Why am I emphasizing this axis in particular?

For one thing, I think this axis has practical importance for current research; on the narrow value learning vs ambitious value learning dichotomy, “narrow” is enough to execute Vision 1, but you need “ambitious” for Vision 2.

For example, if we move from “training by human approval” to “training by human approval after the human has had extensive time to reflect, with weak-AI brainstorming help”, then that’s a step from Vision 1 towards Vision 2 (i.e. a step from narrow value learning towards ambitious value learning). But my guess is that it’s a pretty small step towards Vision 2. I don’t think it gets us all the way to the AI I mentioned above, the one that will proactively deconvert a religious fundamentalist supervisor who currently has no interest whatsoever in questioning his faith.

For another thing, I think this axis is important for strategy and scenario-planning.
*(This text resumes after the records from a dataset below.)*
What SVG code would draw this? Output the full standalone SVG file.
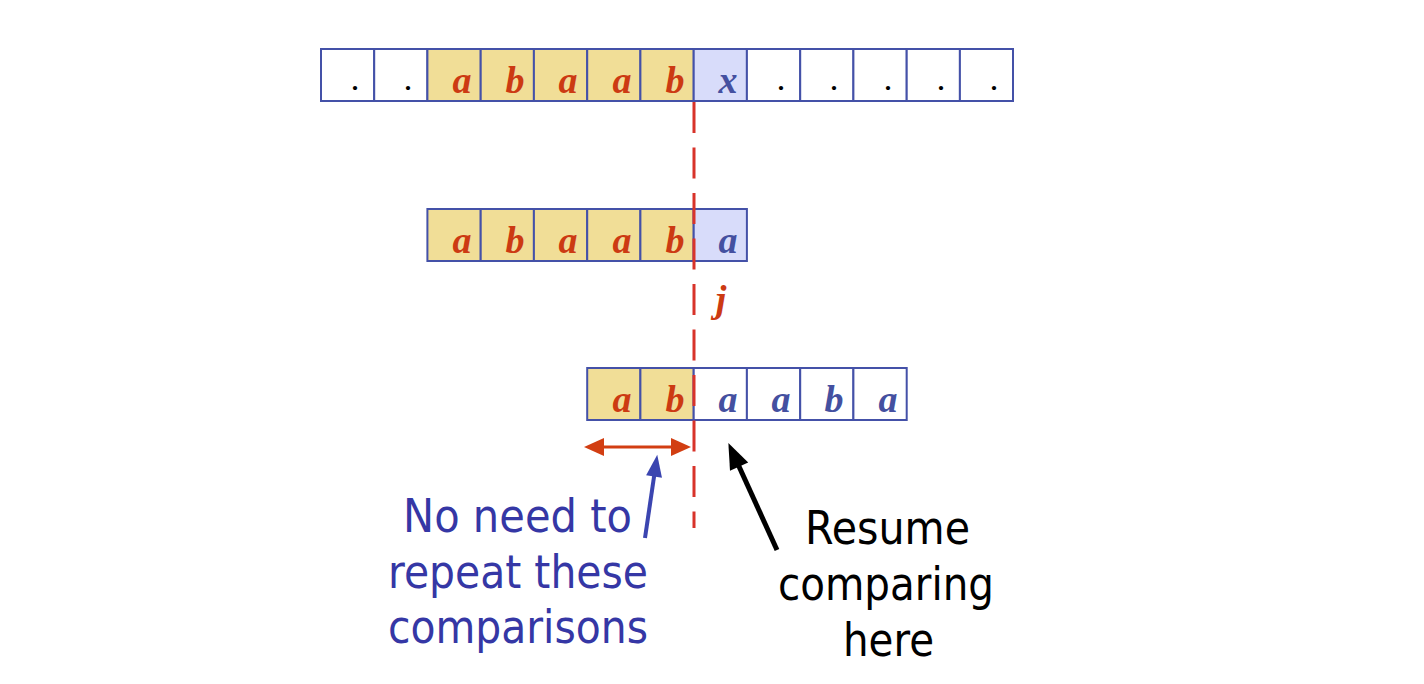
<svg xmlns="http://www.w3.org/2000/svg" width="1424" height="684" viewBox="0 0 1424 684">
<style>
.cell{fill:#ffffff;stroke:#4451A8;stroke-width:2}
.hit{fill:#F1DE97;stroke:#4451A8;stroke-width:2}
.mis{fill:#D8DCFA;stroke:#4451A8;stroke-width:2}
.ch{font-family:"Liberation Serif","Times New Roman",serif;font-weight:bold;font-style:italic;font-size:38px;text-anchor:middle}
.dot{font-family:"Liberation Serif","Times New Roman",serif;font-weight:bold;font-size:26px;text-anchor:middle;fill:#000000}
.r{fill:#CC3A12}
.b{fill:#4450A0}
.lbl{font-family:"DejaVu Sans","Liberation Sans",sans-serif;font-size:47px;text-anchor:middle}
</style>
<defs>
<marker id="hRed" markerUnits="userSpaceOnUse" viewBox="0 -10 22 20" markerWidth="22" markerHeight="20" refX="1" refY="0" orient="auto-start-reverse" overflow="visible"><path d="M0,-9 L20,0 L0,9 z" fill="#D23E12"/></marker>
<marker id="hBlue" markerUnits="userSpaceOnUse" viewBox="0 -10 24 20" markerWidth="24" markerHeight="20" refX="1" refY="0" orient="auto" overflow="visible"><path d="M0,-8 L22,0 L0,8 z" fill="#3B45B0"/></marker>
<marker id="hBlack" markerUnits="userSpaceOnUse" viewBox="0 -12 28 24" markerWidth="28" markerHeight="24" refX="1" refY="0" orient="auto" overflow="visible"><path d="M0,-10 L26,0 L0,10 z" fill="#000000"/></marker>
</defs>

<g id="text-row">
<rect class="cell" x="321" y="49" width="53.2" height="52"/>
<rect class="cell" x="374.2" y="49" width="53.2" height="52"/>
<rect class="hit" x="427.4" y="49" width="53.3" height="52"/>
<rect class="hit" x="480.7" y="49" width="53.2" height="52"/>
<rect class="hit" x="533.9" y="49" width="53.3" height="52"/>
<rect class="hit" x="587.2" y="49" width="53.2" height="52"/>
<rect class="hit" x="640.4" y="49" width="53.3" height="52"/>
<rect class="mis" x="693.7" y="49" width="53.2" height="52"/>
<rect class="cell" x="746.9" y="49" width="53.3" height="52"/>
<rect class="cell" x="800.2" y="49" width="53.2" height="52"/>
<rect class="cell" x="853.4" y="49" width="53.3" height="52"/>
<rect class="cell" x="906.7" y="49" width="53.2" height="52"/>
<rect class="cell" x="959.9" y="49" width="53.1" height="52"/>
<text class="dot" x="355" y="90">.</text>
<text class="dot" x="408" y="90">.</text>
<text class="ch r" x="462" y="93">a</text>
<text class="ch r" x="515" y="93">b</text>
<text class="ch r" x="568" y="93">a</text>
<text class="ch r" x="622" y="93">a</text>
<text class="ch r" x="675" y="93">b</text>
<text class="ch b" x="728" y="93">x</text>
<text class="dot" x="781" y="90">.</text>
<text class="dot" x="834" y="90">.</text>
<text class="dot" x="888" y="90">.</text>
<text class="dot" x="941" y="90">.</text>
<text class="dot" x="994" y="90">.</text>
</g>

<g id="pattern-row1">
<rect class="hit" x="427.4" y="209" width="53.3" height="52"/>
<rect class="hit" x="480.7" y="209" width="53.2" height="52"/>
<rect class="hit" x="533.9" y="209" width="53.3" height="52"/>
<rect class="hit" x="587.2" y="209" width="53.2" height="52"/>
<rect class="hit" x="640.4" y="209" width="53.3" height="52"/>
<rect class="mis" x="693.7" y="209" width="53.2" height="52"/>
<text class="ch r" x="462" y="253">a</text>
<text class="ch r" x="515" y="253">b</text>
<text class="ch r" x="568" y="253">a</text>
<text class="ch r" x="622" y="253">a</text>
<text class="ch r" x="675" y="253">b</text>
<text class="ch b" x="728" y="253">a</text>
</g>

<g id="label-j">
<text class="ch r" x="721" y="312">j</text>
</g>

<g id="pattern-row2">
<rect class="hit" x="587.2" y="368" width="53.2" height="52"/>
<rect class="hit" x="640.4" y="368" width="53.3" height="52"/>
<rect class="cell" x="693.7" y="368" width="53.2" height="52"/>
<rect class="cell" x="746.9" y="368" width="53.3" height="52"/>
<rect class="cell" x="800.2" y="368" width="53.2" height="52"/>
<rect class="cell" x="853.4" y="368" width="53.3" height="52"/>
<text class="ch r" x="622" y="412">a</text>
<text class="ch r" x="675" y="412">b</text>
<text class="ch b" x="728" y="412">a</text>
<text class="ch b" x="781" y="412">a</text>
<text class="ch b" x="834" y="412">b</text>
<text class="ch b" x="888" y="412">a</text>
</g>

<g id="connectors">
<line x1="694" y1="102" x2="694" y2="528" stroke="#D8332A" stroke-width="3" stroke-dasharray="31 14.5"/>
<line x1="603" y1="447" x2="672" y2="447" stroke="#D23E12" stroke-width="3" marker-start="url(#hRed)" marker-end="url(#hRed)"/>
<line x1="645" y1="538" x2="654.2" y2="475.5" stroke="#3B45B0" stroke-width="4" marker-end="url(#hBlue)"/>
<line x1="777" y1="550" x2="738.7" y2="465.7" stroke="#000000" stroke-width="5" marker-end="url(#hBlack)"/>
</g>

<g id="label-left" class="lbl" fill="#3537A5">
<text x="517.5" y="532" textLength="229" lengthAdjust="spacingAndGlyphs">No need to</text>
<text x="518" y="588" textLength="260" lengthAdjust="spacingAndGlyphs">repeat these</text>
<text x="518" y="643" textLength="260" lengthAdjust="spacingAndGlyphs">comparisons</text>
</g>

<g id="label-right" class="lbl" fill="#000000">
<text x="887.5" y="544" textLength="165" lengthAdjust="spacingAndGlyphs">Resume</text>
<text x="886" y="600" textLength="216" lengthAdjust="spacingAndGlyphs">comparing</text>
<text x="888.5" y="656" textLength="91" lengthAdjust="spacingAndGlyphs">here</text>
</g>
</svg>
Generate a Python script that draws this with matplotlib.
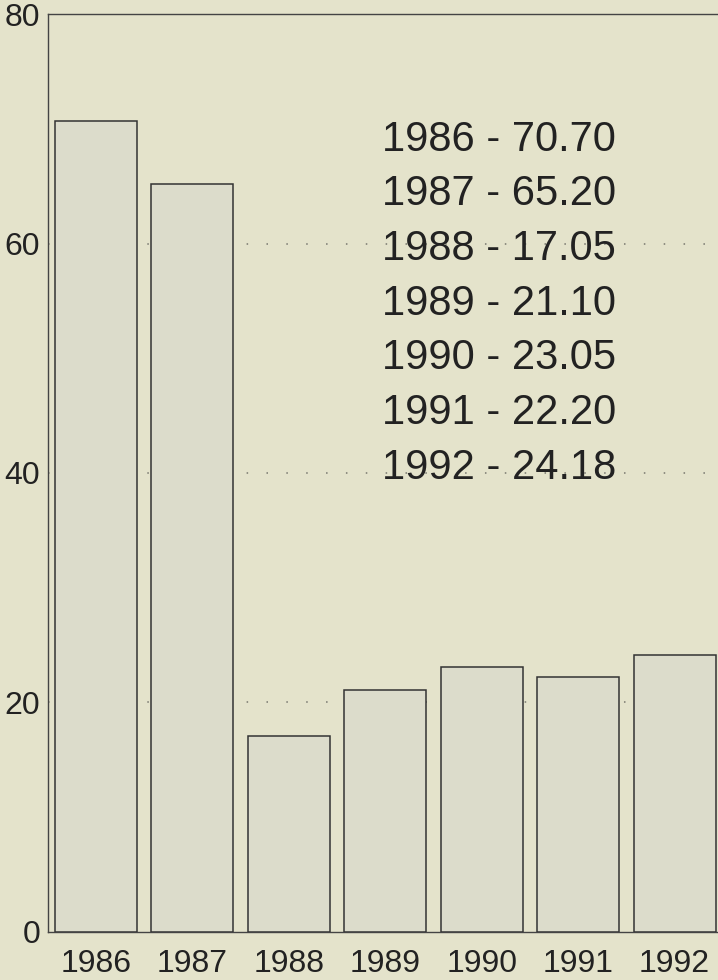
import matplotlib.pyplot as plt

years = ['1986', '1987', '1988', '1989', '1990', '1991', '1992']
values = [70.70, 65.20, 17.05, 21.10, 23.05, 22.20, 24.18]
yticks = [0, 20, 40, 60, 80]

plt.rcParams['font.family'] = ['Liberation Sans', 'DejaVu Sans']

bg = '#e4e3cb'
fig = plt.figure(figsize=(7.18, 9.80), dpi=100, facecolor=bg)
ax = fig.add_axes([0.0675, 0.049, 0.9325, 0.9367])
ax.set_facecolor(bg)

x = list(range(len(years)))
ax.bar(x, values, width=0.85, color='#dcdccb', edgecolor='#333333', linewidth=1.1, zorder=3)

ax.set_xlim(-0.493, 6.45)
ax.set_ylim(0, 80)
ax.set_yticks(yticks)
ax.set_yticklabels([str(t) for t in yticks])
ax.set_xticks(x)
ax.set_xticklabels(years)
ax.tick_params(axis='both', length=0, labelsize=23, colors='#222222')
ax.tick_params(axis='x', pad=12)
ax.tick_params(axis='y', pad=6)

# dotted gridlines behind the bars
for t in yticks[1:-1]:
    ax.axhline(t, color='#77776e', linestyle=(0, (1, 12)), linewidth=1.1, zorder=1)

for side in ['left', 'top', 'bottom']:
    ax.spines[side].set_color('#444444')
    ax.spines[side].set_linewidth(1.0)
ax.spines['right'].set_visible(False)

# value listing, one line per year
for i, (y, v) in enumerate(zip(years, values)):
    ax.text(0.4985, 0.8513 - i * 0.0596, f'{y} - {v:.2f}', transform=ax.transAxes,
            fontsize=30, color='#222222', va='baseline', ha='left', zorder=4)

fig.savefig('out.png', dpi=100, facecolor=bg)
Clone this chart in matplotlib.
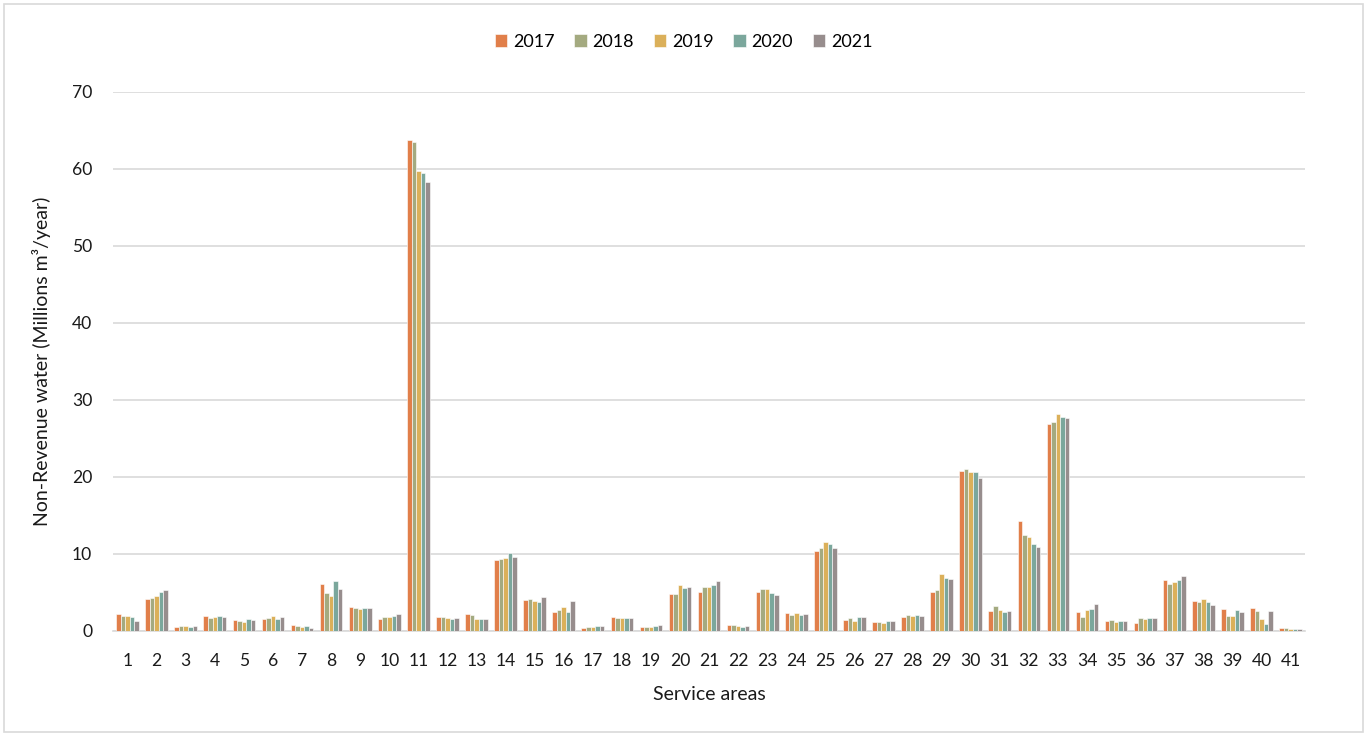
import matplotlib.pyplot as plt
import numpy as np
from matplotlib.patches import Rectangle

plt.rcParams['font.family'] = ['Lato', 'DejaVu Sans']

areas = [str(i) for i in range(1, 42)]
years = ["2017", "2018", "2019", "2020", "2021"]
colors = ["#E17F4A", "#A4AA80", "#DBB05A", "#7BA79C", "#978D8D"]

nrw_2017 = [2.25, 4.2, 0.5, 1.9, 1.45, 1.5, 0.8, 6.1, 3.15, 1.6,
            63.8, 1.85, 2.25, 9.25, 4.05, 2.5, 0.4, 1.85, 0.5, 4.75,
            5.1, 0.75, 5.1, 2.35, 10.45, 1.45, 1.2, 1.85, 5.05, 20.8,
            2.6, 14.3, 26.85, 2.4, 1.25, 1.1, 6.65, 3.9, 2.9, 3.0, 0.4]
nrw_2018 = [1.9, 4.3, 0.6, 1.7, 1.35, 1.7, 0.65, 4.9, 3.0, 1.85,
            63.45, 1.8, 2.05, 9.4, 4.1, 2.7, 0.5, 1.65, 0.5, 4.8,
            5.65, 0.8, 5.5, 2.1, 10.8, 1.65, 1.15, 2.05, 5.3, 21.0,
            3.3, 12.5, 27.15, 1.85, 1.4, 1.7, 6.05, 3.7, 1.9, 2.6, 0.35]
nrw_2019 = [1.9, 4.6, 0.6, 1.8, 1.2, 1.9, 0.55, 4.6, 2.9, 1.85,
            59.8, 1.65, 1.6, 9.5, 3.95, 3.15, 0.55, 1.65, 0.5, 6.0,
            5.65, 0.65, 5.5, 2.35, 11.6, 1.25, 1.1, 1.9, 7.4, 20.7,
            2.75, 12.25, 28.2, 2.75, 1.2, 1.6, 6.4, 4.1, 2.0, 1.6, 0.3]
nrw_2020 = [1.8, 5.0, 0.5, 1.9, 1.5, 1.6, 0.6, 6.45, 3.0, 2.0,
            59.5, 1.6, 1.5, 10.1, 3.8, 2.5, 0.6, 1.65, 0.6, 5.6,
            6.0, 0.5, 4.95, 2.05, 11.3, 1.75, 1.25, 2.05, 6.9, 20.7,
            2.45, 11.25, 27.8, 2.9, 1.3, 1.65, 6.6, 3.75, 2.75, 0.9, 0.3]
nrw_2021 = [1.3, 5.3, 0.6, 1.8, 1.45, 1.75, 0.4, 5.4, 2.95, 2.25,
            58.35, 1.7, 1.55, 9.6, 4.45, 3.9, 0.65, 1.65, 0.75, 5.7,
            6.5, 0.6, 4.65, 2.15, 10.8, 1.85, 1.3, 2.0, 6.7, 19.9,
            2.6, 10.9, 27.7, 3.45, 1.3, 1.65, 7.1, 3.4, 2.5, 2.6, 0.3]
series = [nrw_2017, nrw_2018, nrw_2019, nrw_2020, nrw_2021]

fig = plt.figure(figsize=(13.67, 7.36), dpi=100)
ax = fig.add_axes([0.0827, 0.1427, 0.872, 0.7323])

x = np.arange(len(areas))
w = 0.156
for i, (yr, vals) in enumerate(zip(years, series)):
    ax.bar(x + (i - 2) * w, vals, width=w, color=colors[i], label=yr,
           edgecolor="white", linewidth=0.4, zorder=3)

ax.set_xlim(-0.5, len(areas) - 0.5)
ax.set_ylim(0, 70)
ax.set_yticks(np.arange(0, 71, 10))
ax.set_xticks(x)
ax.set_xticklabels(areas)
ax.grid(axis="y", color="#D9D9D9", linewidth=1.2, zorder=0)
for s in ["top", "right", "left"]:
    ax.spines[s].set_visible(False)
ax.spines["bottom"].set_color("#D9D9D9")
ax.spines["bottom"].set_linewidth(1.2)
ax.tick_params(axis="both", length=0, labelsize=12.6, colors="#1a1a1a")
ax.tick_params(axis="x", pad=16)
ax.tick_params(axis="y", pad=15)

ax.set_xlabel("Service areas", fontsize=14, color="#1a1a1a", labelpad=12)
ax.set_ylabel("Non-Revenue water (Millions m\u00b3/year)", fontsize=14,
              color="#1a1a1a", labelpad=15)

fig.legend(loc="center", bbox_to_anchor=(0.5, 0.943), ncol=5, frameon=False,
           fontsize=13, handlelength=0.7, handleheight=0.7,
           handletextpad=0.3, columnspacing=1.1)

fig.patches.append(Rectangle((0.003, 0.005), 0.994, 0.99, transform=fig.transFigure,
                             fill=False, edgecolor="#D9D9D9", linewidth=1.2))

fig.savefig("out.png", dpi=100)
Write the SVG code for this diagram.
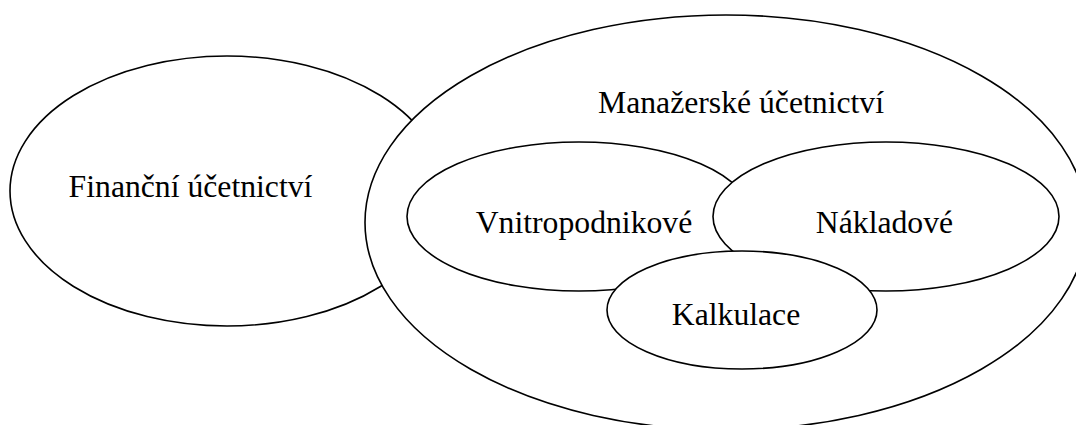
<svg xmlns="http://www.w3.org/2000/svg" width="1076" height="425" viewBox="0 0 1076 425">
  <style>
    .set { fill: #ffffff; stroke: #000000; stroke-width: 1.6; }
    .label { font-family: 'Liberation Serif', Tinos, 'Times New Roman', 'DejaVu Serif', serif; font-size: 31.7px; fill: #000000; text-anchor: middle; }
  </style>
  <rect width="1076" height="425" fill="#ffffff"/>
  <g id="financni">
    <ellipse class="set" cx="227" cy="191" rx="217" ry="135"/>
    <text class="label" x="190.5" y="197">Finanční účetnictví</text>
  </g>
  <g id="manazerske">
    <ellipse class="set" cx="726" cy="222.5" rx="361" ry="207.5"/>
    <text class="label" x="741" y="113">Manažerské účetnictví</text>
  </g>
  <g id="vnitropodnikove">
    <ellipse class="set" cx="579" cy="216.5" rx="172" ry="74.5"/>
    <text class="label" x="584" y="233">Vnitropodnikové</text>
  </g>
  <g id="nakladove">
    <ellipse class="set" cx="886" cy="216.5" rx="173" ry="74.5"/>
    <text class="label" x="884.5" y="233">Nákladové</text>
  </g>
  <g id="kalkulace">
    <ellipse class="set" cx="742" cy="310" rx="135" ry="59"/>
    <text class="label" x="736" y="325">Kalkulace</text>
  </g>
  <g id="connectors"/>
</svg>
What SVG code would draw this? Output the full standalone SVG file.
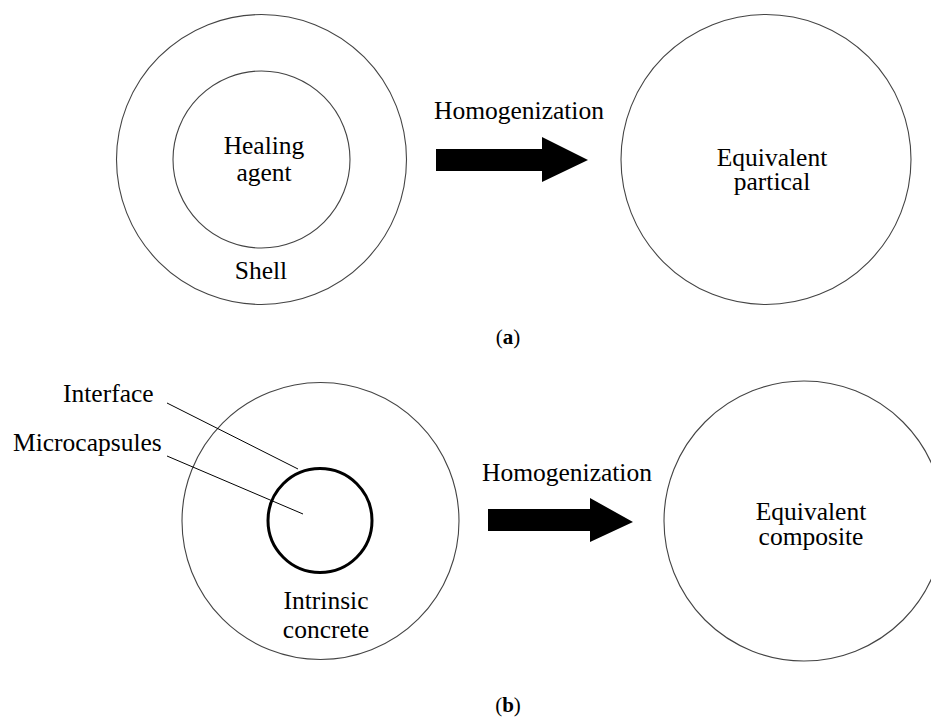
<svg xmlns="http://www.w3.org/2000/svg" width="931" height="719" viewBox="0 0 931 719">
<style>
.c{fill:none;stroke:#444;stroke-width:1.1}
.ck{fill:none;stroke:#000;stroke-width:3}
.t{font-family:"Liberation Serif","Times New Roman",serif;font-size:25.5px;fill:#000;text-anchor:middle}
.tl{font-family:"Liberation Serif","Times New Roman",serif;font-size:25.5px;fill:#000;text-anchor:start}
.cap{font-family:"Liberation Serif","Times New Roman",serif;font-size:21px;fill:#000;text-anchor:middle}
.ar{fill:#000}
.ln{stroke:#000;stroke-width:1;fill:none}
</style>
<rect width="931" height="719" fill="#fff"/>
<g id="a-shell">
<circle class="c" cx="261.5" cy="159.5" r="145"/>
<text class="t" x="261" y="279">Shell</text>
</g>
<g id="a-healing">
<circle class="c" cx="261.5" cy="159.5" r="88.5"/>
<text class="t" x="264" y="154">Healing</text>
<text class="t" x="264" y="181">agent</text>
</g>
<g id="a-equiv">
<circle class="c" cx="766" cy="159.5" r="145"/>
<text class="t" x="772" y="166">Equivalent</text>
<text class="t" x="772" y="190">partical</text>
</g>
<g id="a-arrow">
<text class="tl" x="434" y="119">Homogenization</text>
<polygon class="ar" points="436,149 542,149 542,137 588,160 542,182 542,171 436,171"/>
</g>
<text class="cap" x="508" y="344">(<tspan font-weight="bold">a</tspan>)</text>
<g id="b-concrete">
<circle class="c" cx="320.5" cy="521" r="138.5"/>
<text class="t" x="326" y="609">Intrinsic</text>
<text class="t" x="326" y="638">concrete</text>
</g>
<g id="b-micro">
<circle class="ck" cx="320" cy="520.5" r="52"/>
</g>
<g id="b-labels">
<text class="tl" x="63" y="402">Interface</text>
<text class="tl" x="13" y="451">Microcapsules</text>
</g>
<g id="connectors">
<line class="ln" x1="167" y1="403" x2="298" y2="469"/>
<line class="ln" x1="167" y1="456" x2="303" y2="514"/>
</g>
<g id="b-arrow">
<text class="tl" x="482" y="481">Homogenization</text>
<polygon class="ar" points="488,509 590,509 590,498 633,522 590,542 590,531 488,531"/>
</g>
<g id="b-equiv">
<circle class="c" cx="804" cy="521" r="140"/>
<text class="t" x="811" y="520">Equivalent</text>
<text class="t" x="811" y="545">composite</text>
</g>
<text class="cap" x="508" y="712">(<tspan font-weight="bold">b</tspan>)</text>
</svg>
For example, if we do Vision 2 really well, it changes the story in regards to “solution to global wisdom and coordination” mentioned in Section 3.2 of my “what does it take” post.

In other words, I think there are a lot of people (maybe including me) who are wrong about important things, and also not very scout-mindset about those things, such that “AI helpers” wouldn’t particularly help, because the person is not asking the AI for its opinion, and would ignore the opinion anyway, or even delete that AI in favor of a more sycophantic one. This is a societal problem, and always has been. One possible view of that problem is: “well, that’s fine, we’ve always muddled through”. But if you think there are upcoming VWH-type stuff where we won’t muddle through (as I tentatively do in regards to ruthlessly-power-seeking AGI), then maybe the only option is a (possibly aggressive) shift in the balance of power towards a scout-mindset-y subpopulation (or at least, a group with more correct beliefs about the relevant topics). That subpopulation could be composed of either humans (cf. “pivotal act”), or of Vision 2 AIs.

Here’s another way to say it, maybe. I think you’re maybe imagining a dichotomy where either AI is doing what we want it to do (which is normal human stuff like scientific R&D), or the AI is plotting to take over. I’m suggesting that there’s a third murky domain where the person wants something that he maybe wouldn’t want upon reflection, but where “upon reflection” is kinda indeterminate because he could be manipulated into wanting different things depending on how they’re framed. This third domain is important because it contains decisions about politics and society and institutions and ethics and so on. I have concerns that getting an AI to “perform well” in this murky domain is not feasible via a bootstrap thing that starts from the approval of random people; rather, I think a good solution would have to look more like an AI which is internally able to do the kinds of reflection and thinking that humans do (but where the AI has the benefit of more knowledge, insight, time, etc.). And that requires that the AI have a certain kind of “autonomy” to reflect on the big picture of what it’s doing and why. I think that kind of “autonomy” is different than how you’re using the term, but if done well (a big “if”!), it would open up a lot of options.

Thanks for the response! I agree that the difference is a difference in emphasis.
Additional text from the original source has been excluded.